Task prompt » Write out every line exactly, from the start of the records below to the line with "fontsize=16.5, labelpad=8, rotation=90)", and stop there. Don't write out the pictures.

--- Begin Given information ---

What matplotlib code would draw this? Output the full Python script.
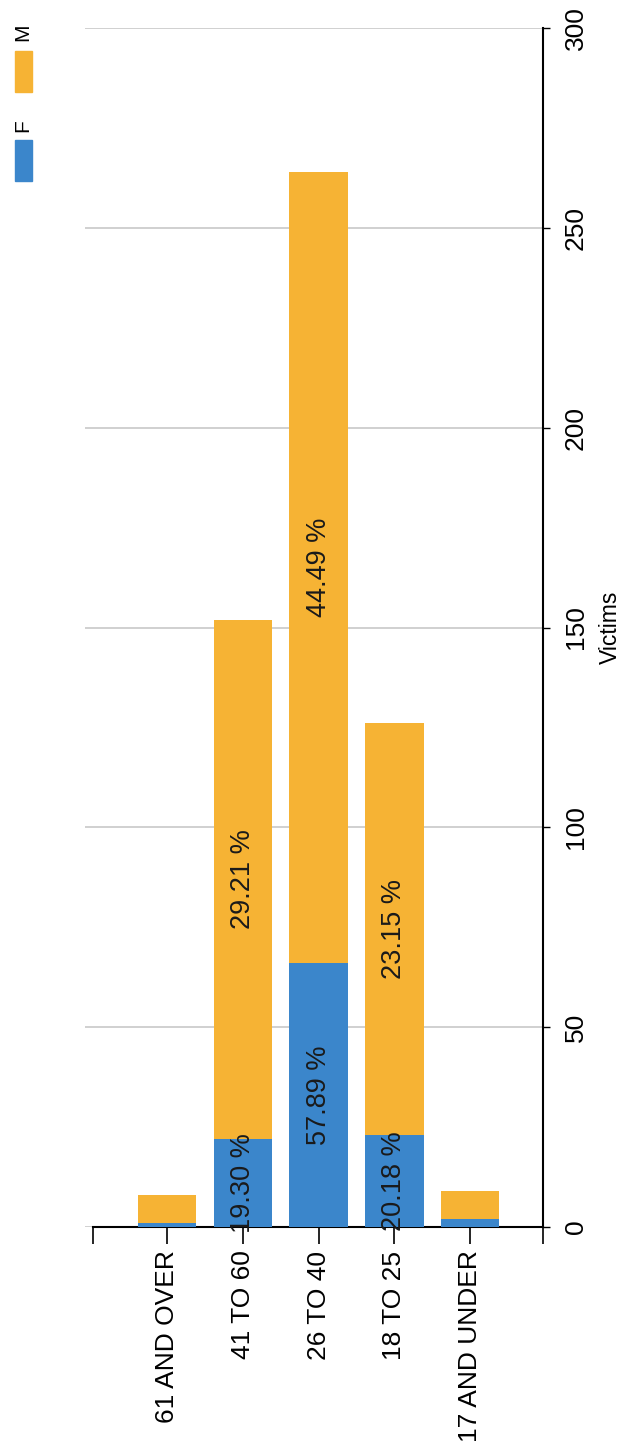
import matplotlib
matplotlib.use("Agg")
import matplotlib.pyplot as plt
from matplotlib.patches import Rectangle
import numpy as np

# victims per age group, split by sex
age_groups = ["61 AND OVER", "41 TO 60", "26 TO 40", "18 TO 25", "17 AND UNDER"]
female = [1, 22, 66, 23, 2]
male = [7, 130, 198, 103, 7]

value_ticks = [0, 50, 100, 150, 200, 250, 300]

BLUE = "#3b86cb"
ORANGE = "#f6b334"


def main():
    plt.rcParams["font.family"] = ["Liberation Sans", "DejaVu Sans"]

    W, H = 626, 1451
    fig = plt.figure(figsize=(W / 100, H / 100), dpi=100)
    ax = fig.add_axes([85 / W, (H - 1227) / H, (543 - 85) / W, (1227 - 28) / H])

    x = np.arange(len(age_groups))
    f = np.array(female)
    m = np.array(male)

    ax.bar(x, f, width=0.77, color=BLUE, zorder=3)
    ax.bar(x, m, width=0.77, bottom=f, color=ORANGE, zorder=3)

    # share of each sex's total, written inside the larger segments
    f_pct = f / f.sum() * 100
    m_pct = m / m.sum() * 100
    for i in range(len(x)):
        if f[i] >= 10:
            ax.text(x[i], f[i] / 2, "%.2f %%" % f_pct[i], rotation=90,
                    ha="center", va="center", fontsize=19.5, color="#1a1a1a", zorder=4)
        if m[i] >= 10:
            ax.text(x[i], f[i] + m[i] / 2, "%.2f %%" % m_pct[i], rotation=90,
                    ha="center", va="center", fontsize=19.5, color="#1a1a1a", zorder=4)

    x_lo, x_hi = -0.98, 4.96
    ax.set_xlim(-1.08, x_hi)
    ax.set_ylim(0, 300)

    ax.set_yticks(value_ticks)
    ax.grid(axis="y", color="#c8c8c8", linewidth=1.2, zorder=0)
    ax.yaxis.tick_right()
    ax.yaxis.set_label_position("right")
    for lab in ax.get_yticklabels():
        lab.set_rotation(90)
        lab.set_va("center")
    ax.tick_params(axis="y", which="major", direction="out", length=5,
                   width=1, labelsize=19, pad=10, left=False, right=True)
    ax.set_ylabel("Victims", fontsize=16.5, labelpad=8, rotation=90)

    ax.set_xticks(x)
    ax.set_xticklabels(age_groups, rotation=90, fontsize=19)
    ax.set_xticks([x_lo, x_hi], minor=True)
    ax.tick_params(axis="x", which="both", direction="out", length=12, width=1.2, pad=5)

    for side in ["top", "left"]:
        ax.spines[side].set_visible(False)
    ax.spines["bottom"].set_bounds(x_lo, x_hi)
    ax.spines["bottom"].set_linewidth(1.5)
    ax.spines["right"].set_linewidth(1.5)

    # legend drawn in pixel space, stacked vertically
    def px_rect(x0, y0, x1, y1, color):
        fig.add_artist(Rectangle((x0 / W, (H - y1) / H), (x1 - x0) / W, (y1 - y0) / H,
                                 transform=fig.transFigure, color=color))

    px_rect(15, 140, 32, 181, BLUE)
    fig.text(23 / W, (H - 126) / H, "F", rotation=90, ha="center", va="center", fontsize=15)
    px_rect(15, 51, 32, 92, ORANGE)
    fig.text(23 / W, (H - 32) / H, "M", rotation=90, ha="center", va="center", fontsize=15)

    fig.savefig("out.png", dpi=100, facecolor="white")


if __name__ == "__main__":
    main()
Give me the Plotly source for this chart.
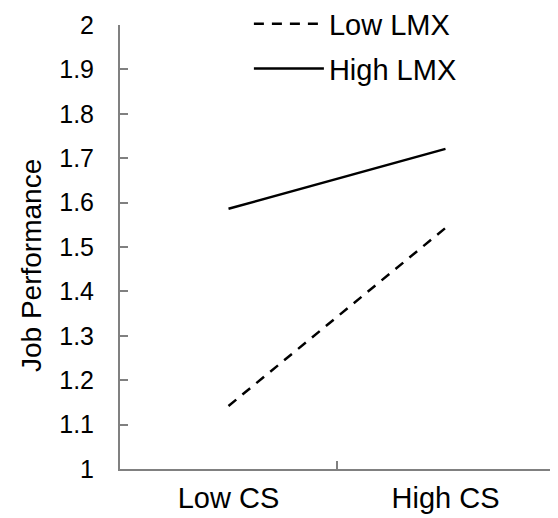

--- End Given information ---

Reply to the task »
What matplotlib code would draw this? Output the full Python script.
import matplotlib
matplotlib.use("Agg")
import matplotlib.pyplot as plt
from matplotlib.patches import Rectangle
import numpy as np

# victims per age group, split by sex
age_groups = ["61 AND OVER", "41 TO 60", "26 TO 40", "18 TO 25", "17 AND UNDER"]
female = [1, 22, 66, 23, 2]
male = [7, 130, 198, 103, 7]

value_ticks = [0, 50, 100, 150, 200, 250, 300]

BLUE = "#3b86cb"
ORANGE = "#f6b334"


def main():
    plt.rcParams["font.family"] = ["Liberation Sans", "DejaVu Sans"]

    W, H = 626, 1451
    fig = plt.figure(figsize=(W / 100, H / 100), dpi=100)
    ax = fig.add_axes([85 / W, (H - 1227) / H, (543 - 85) / W, (1227 - 28) / H])

    x = np.arange(len(age_groups))
    f = np.array(female)
    m = np.array(male)

    ax.bar(x, f, width=0.77, color=BLUE, zorder=3)
    ax.bar(x, m, width=0.77, bottom=f, color=ORANGE, zorder=3)

    # share of each sex's total, written inside the larger segments
    f_pct = f / f.sum() * 100
    m_pct = m / m.sum() * 100
    for i in range(len(x)):
        if f[i] >= 10:
            ax.text(x[i], f[i] / 2, "%.2f %%" % f_pct[i], rotation=90,
                    ha="center", va="center", fontsize=19.5, color="#1a1a1a", zorder=4)
        if m[i] >= 10:
            ax.text(x[i], f[i] + m[i] / 2, "%.2f %%" % m_pct[i], rotation=90,
                    ha="center", va="center", fontsize=19.5, color="#1a1a1a", zorder=4)

    x_lo, x_hi = -0.98, 4.96
    ax.set_xlim(-1.08, x_hi)
    ax.set_ylim(0, 300)

    ax.set_yticks(value_ticks)
    ax.grid(axis="y", color="#c8c8c8", linewidth=1.2, zorder=0)
    ax.yaxis.tick_right()
    ax.yaxis.set_label_position("right")
    for lab in ax.get_yticklabels():
        lab.set_rotation(90)
        lab.set_va("center")
    ax.tick_params(axis="y", which="major", direction="out", length=5,
                   width=1, labelsize=19, pad=10, left=False, right=True)
    ax.set_ylabel("Victims", fontsize=16.5, labelpad=8, rotation=90)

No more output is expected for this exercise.